:: RECORDED INFORMATION ::
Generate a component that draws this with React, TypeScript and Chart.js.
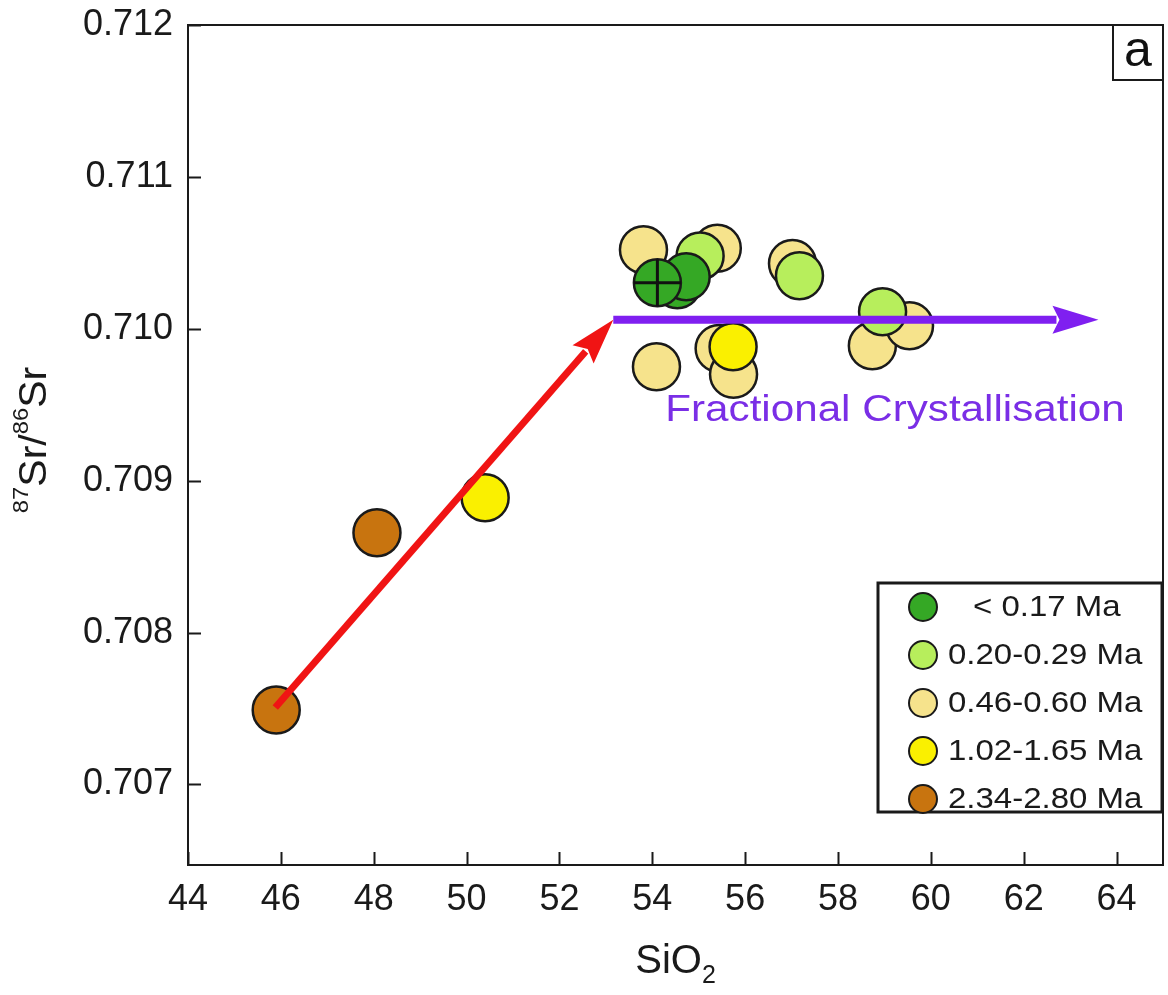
import { useEffect, useRef } from 'react';
import { Chart, registerables } from 'chart.js';

Chart.register(...registerables);

// ---------- data ----------
const AGE_LABELS = ['< 0.17 Ma', '0.20-0.29 Ma', '0.46-0.60 Ma', '1.02-1.65 Ma', '2.34-2.80 Ma'];
const AGE_COLORS = ['#35A825', '#B7EE5C', '#F6E38C', '#FAF000', '#C8740F'];

const darkGreenSi = [54.54, 54.73, 54.11];
const darkGreenSr = [0.71029, 0.710342, 0.710303];
const markedSi = [54.11];
const markedSr = [0.710303];
const lightGreenSi = [55.03, 57.17, 58.96];
const lightGreenSr = [0.71048, 0.710349, 0.710112];
const paleYellowSi = [53.81, 55.4, 57.02, 54.09, 55.44, 55.75, 58.74, 59.54];
const paleYellowSr = [0.71052, 0.71053, 0.71043, 0.70975, 0.70987, 0.7097, 0.709888, 0.71002];
const yellowSi = [50.4, 55.74];
const yellowSr = [0.708888, 0.709882];
const brownSi = [45.9, 48.07];
const brownSr = [0.70749, 0.708658];

const mixingSi = [45.88, 53.16];
const mixingSr = [0.707507, 0.71006];
const fcSi = [53.16, 63.61];
const fcSr = [0.71006, 0.71006];

const FC_LABEL = 'Fractional Crystallisation';
const FC_LABEL_POS = { x: 54.28, y: 0.709395 };
const PANEL_LABEL = 'a';

const X_TICKS = [44, 46, 48, 50, 52, 54, 56, 58, 60, 62, 64];
const Y_TICKS = [0.707, 0.708, 0.709, 0.71, 0.711, 0.712];
const X_MIN = 44;
const X_MAX = 65;
const Y_MIN = 0.70647;
const Y_MAX = 0.712;

// ---------- helpers ----------
const pts = (xs: number[], ys: number[]) => xs.map((x, i) => ({ x, y: ys[i] }));
const FONT = "'Liberation Sans', Arial, Helvetica, sans-serif";
const INK = '#1a1a1a';

type Part = { t: string; size: number; dy: number };

function richWidth(ctx: CanvasRenderingContext2D, parts: Part[]) {
  let w = 0;
  for (const p of parts) {
    ctx.font = `${p.size}px ${FONT}`;
    w += ctx.measureText(p.t).width;
  }
  return w;
}

function drawRich(ctx: CanvasRenderingContext2D, parts: Part[], x: number, y: number) {
  let cx = x;
  ctx.textBaseline = 'alphabetic';
  ctx.textAlign = 'left';
  for (const p of parts) {
    ctx.font = `${p.size}px ${FONT}`;
    ctx.fillText(p.t, cx, y + p.dy);
    cx += ctx.measureText(p.t).width;
  }
}

function arrowGeom(meta: any) {
  const d = meta.data;
  const n = d.length;
  const tip = { x: d[n - 1].x, y: d[n - 1].y };
  const prev = { x: d[n - 2].x, y: d[n - 2].y };
  const len = Math.hypot(tip.x - prev.x, tip.y - prev.y) || 1;
  const dir = { x: (tip.x - prev.x) / len, y: (tip.y - prev.y) / len };
  const perp = { x: -dir.y, y: dir.x };
  return { tip, dir, perp };
}

const HEAD_LEN = 46;
const HEAD_HALF = 14;

const decorPlugin = {
  id: 'decor',
  beforeDatasetDraw(chart: any, args: any) {
    const ds = chart.data.datasets[args.index];
    if (!ds.arrow) return;
    const { tip, dir, perp } = arrowGeom(args.meta);
    const ctx = chart.ctx;
    ctx.save();
    ctx.beginPath();
    ctx.rect(0, 0, chart.width, chart.height);
    const b = { x: tip.x - dir.x * (HEAD_LEN - 4), y: tip.y - dir.y * (HEAD_LEN - 4) };
    const f = { x: tip.x + dir.x * 10, y: tip.y + dir.y * 10 };
    const W = 30;
    ctx.moveTo(b.x + perp.x * W, b.y + perp.y * W);
    ctx.lineTo(f.x + perp.x * W, f.y + perp.y * W);
    ctx.lineTo(f.x - perp.x * W, f.y - perp.y * W);
    ctx.lineTo(b.x - perp.x * W, b.y - perp.y * W);
    ctx.closePath();
    ctx.clip('evenodd');
  },
  afterDatasetDraw(chart: any, args: any) {
    const ds = chart.data.datasets[args.index];
    if (!ds.arrow) return;
    const ctx = chart.ctx;
    ctx.restore();
    const { tip, dir, perp } = arrowGeom(args.meta);
    const base = { x: tip.x - dir.x * HEAD_LEN, y: tip.y - dir.y * HEAD_LEN };
    const notch = { x: tip.x - dir.x * (HEAD_LEN - 7), y: tip.y - dir.y * (HEAD_LEN - 7) };
    ctx.save();
    ctx.fillStyle = ds.borderColor;
    ctx.beginPath();
    ctx.moveTo(tip.x, tip.y);
    ctx.lineTo(base.x + perp.x * HEAD_HALF, base.y + perp.y * HEAD_HALF);
    ctx.lineTo(notch.x, notch.y);
    ctx.lineTo(base.x - perp.x * HEAD_HALF, base.y - perp.y * HEAD_HALF);
    ctx.closePath();
    ctx.fill();
    ctx.restore();
  },
  afterDraw(chart: any) {
    const ctx: CanvasRenderingContext2D = chart.ctx;
    const a = chart.chartArea;
    const xs = chart.scales.x;
    const ys = chart.scales.y;
    ctx.save();

    // frame
    ctx.strokeStyle = INK;
    ctx.lineWidth = 2;
    ctx.strokeRect(a.left, a.top, a.right - a.left, a.bottom - a.top);

    // inward tick marks
    ctx.lineWidth = 2;
    ctx.beginPath();
    for (const t of xs.ticks) {
      const px = Math.round(xs.getPixelForValue(t.value)) + 0.5;
      ctx.moveTo(px, a.bottom);
      ctx.lineTo(px, a.bottom - 13);
    }
    for (const t of ys.ticks) {
      const py = Math.round(ys.getPixelForValue(t.value)) + 0.5;
      ctx.moveTo(a.left, py);
      ctx.lineTo(a.left + 13, py);
    }
    ctx.stroke();

    // annotation text
    ctx.fillStyle = '#7A2EE6';
    ctx.font = `37px ${FONT}`;
    ctx.textBaseline = 'alphabetic';
    ctx.textAlign = 'left';
    const tx = xs.getPixelForValue(FC_LABEL_POS.x);
    const ty = ys.getPixelForValue(FC_LABEL_POS.y);
    ctx.save();
    ctx.translate(tx, ty);
    ctx.scale(1.14, 1);
    ctx.fillText(FC_LABEL, 0, 0);
    ctx.restore();

    // panel label
    ctx.fillStyle = '#fff';
    ctx.fillRect(a.right - 50, a.top, 50, 55);
    ctx.strokeStyle = INK;
    ctx.lineWidth = 2;
    ctx.strokeRect(a.right - 50, a.top, 50, 55);
    ctx.fillStyle = '#111';
    ctx.font = `50px ${FONT}`;
    ctx.textAlign = 'center';
    ctx.fillText(PANEL_LABEL, a.right - 25, a.top + 41);

    // legend
    const lx = 878, ly = 583, lw = 284, lh = 229;
    ctx.fillStyle = '#fff';
    ctx.fillRect(lx, ly, lw, lh);
    ctx.strokeStyle = INK;
    ctx.lineWidth = 3;
    ctx.strokeRect(lx, ly, lw, lh);
    const items = chart.data.datasets.filter((d: any) => d.label && !d.arrow);
    items.forEach((d: any, i: number) => {
      const cy = ly + 24 + i * 48;
      ctx.beginPath();
      ctx.arc(lx + 45, cy, 14, 0, Math.PI * 2);
      ctx.fillStyle = d.backgroundColor;
      ctx.fill();
      ctx.lineWidth = 2;
      ctx.strokeStyle = INK;
      ctx.stroke();
      ctx.fillStyle = '#1a1a1a';
      ctx.font = `30px ${FONT}`;
      ctx.textAlign = 'left';
      ctx.textBaseline = 'middle';
      ctx.save();
      ctx.translate(lx + 70 + (i === 0 ? 25 : 0), cy + 1);
      ctx.scale(1.1, 1);
      ctx.fillText(d.label, 0, 0);
      ctx.restore();
    });

    // axis titles
    ctx.fillStyle = '#1a1a1a';
    const xParts: Part[] = [
      { t: 'SiO', size: 40, dy: 0 },
      { t: '2', size: 25, dy: 10 },
    ];
    const xw = richWidth(ctx, xParts);
    drawRich(ctx, xParts, (a.left + a.right) / 2 - xw / 2, 973);

    const yParts: Part[] = [
      { t: '87', size: 22, dy: -18 },
      { t: 'Sr/', size: 38, dy: 0 },
      { t: '86', size: 22, dy: -18 },
      { t: 'Sr', size: 38, dy: 0 },
    ];
    const yw = richWidth(ctx, yParts) * 1.08;
    ctx.save();
    ctx.translate(46, 440);
    ctx.rotate(-Math.PI / 2);
    ctx.scale(1.08, 1);
    drawRich(ctx, yParts, -yw / 2 / 1.08, 0);
    ctx.restore();

    ctx.restore();
  },
};

export default function App() {
  const ref = useRef<HTMLCanvasElement>(null);
  useEffect(() => {
    const canvas = ref.current!;
    const pointStyle = { borderColor: INK, borderWidth: 2.5, pointRadius: 23.5, pointHoverRadius: 23.5 };
    const chart = new Chart(canvas, {
      type: 'scatter',
      data: {
        datasets: [
          { label: AGE_LABELS[0], data: pts(darkGreenSi, darkGreenSr), backgroundColor: AGE_COLORS[0], ...pointStyle, order: 2 },
          { label: AGE_LABELS[1], data: pts(lightGreenSi, lightGreenSr), backgroundColor: AGE_COLORS[1], ...pointStyle, order: 5 },
          { label: AGE_LABELS[2], data: pts(paleYellowSi, paleYellowSr), backgroundColor: AGE_COLORS[2], ...pointStyle, order: 6 },
          { label: AGE_LABELS[3], data: pts(yellowSi, yellowSr), backgroundColor: AGE_COLORS[3], ...pointStyle, order: 3 },
          { label: AGE_LABELS[4], data: pts(brownSi, brownSr), backgroundColor: AGE_COLORS[4], ...pointStyle, order: 4 },
          {
            data: pts(markedSi, markedSr),
            pointStyle: 'cross',
            pointRadius: 23.5,
            borderColor: '#111',
            borderWidth: 3,
            backgroundColor: 'transparent',
            order: 1,
          } as any,
          {
            type: 'line',
            arrow: true,
            data: pts(mixingSi, mixingSr),
            borderColor: '#F01414',
            borderWidth: 7,
            pointRadius: 0,
            showLine: true,
            fill: false,
            tension: 0,
            order: 0,
          } as any,
          {
            type: 'line',
            arrow: true,
            data: pts(fcSi, fcSr),
            borderColor: '#7F1FF0',
            borderWidth: 8,
            pointRadius: 0,
            showLine: true,
            fill: false,
            tension: 0,
            order: 0,
          } as any,
        ],
      },
      options: {
        responsive: false,
        animation: false,
        events: [],
        layout: { autoPadding: false, padding: { top: 25, right: 5, left: 0, bottom: 0 } },
        plugins: { legend: { display: false }, tooltip: { enabled: false } },
        scales: {
          x: {
            type: 'linear',
            min: X_MIN,
            max: X_MAX,
            border: { display: false },
            grid: { display: false, drawTicks: false },
            afterBuildTicks: (s: any) => { s.ticks = X_TICKS.map((value) => ({ value })); },
            afterFit: (s: any) => { s.height = 130; s.paddingLeft = 0; s.paddingRight = 0; },
            ticks: {
              padding: 13,
              color: '#1a1a1a',
              font: { family: FONT, size: 36 },
              callback: (v: any) => String(v),
              maxRotation: 0,
              autoSkip: false,
            },
          },
          y: {
            type: 'linear',
            min: Y_MIN,
            max: Y_MAX,
            border: { display: false },
            grid: { display: false, drawTicks: false },
            afterBuildTicks: (s: any) => { s.ticks = Y_TICKS.map((value) => ({ value })); },
            afterFit: (s: any) => { s.width = 188; s.paddingTop = 0; s.paddingBottom = 0; },
            ticks: {
              padding: 15,
              color: '#1a1a1a',
              font: { family: FONT, size: 36 },
              callback: (v: any) => Number(v).toFixed(3),
              autoSkip: false,
            },
          },
        },
      },
      plugins: [decorPlugin],
    } as any);
    return () => chart.destroy();
  }, []);
  return (
    <div style={{ position: 'fixed', left: 0, top: 0, width: 1168, height: 995, background: '#fff' }}>
      <canvas ref={ref} width={1168} height={995} style={{ display: 'block', width: 1168, height: 995 }} />
    </div>
  );
}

:: WHAT THE TASK REQUIRES ::
Write out again exactly the lines from the start of the data above through the line containing "['#35A825', '#B7EE5C', '#F6E38C', '#FAF000', '#C8740F'];", inclusive, excluding any pictures.

:: FULL OUTPUT ::
Generate a component that draws this with React, TypeScript and Chart.js.
import { useEffect, useRef } from 'react';
import { Chart, registerables } from 'chart.js';

Chart.register(...registerables);

// ---------- data ----------
const AGE_LABELS = ['< 0.17 Ma', '0.20-0.29 Ma', '0.46-0.60 Ma', '1.02-1.65 Ma', '2.34-2.80 Ma'];
const AGE_COLORS = ['#35A825', '#B7EE5C', '#F6E38C', '#FAF000', '#C8740F'];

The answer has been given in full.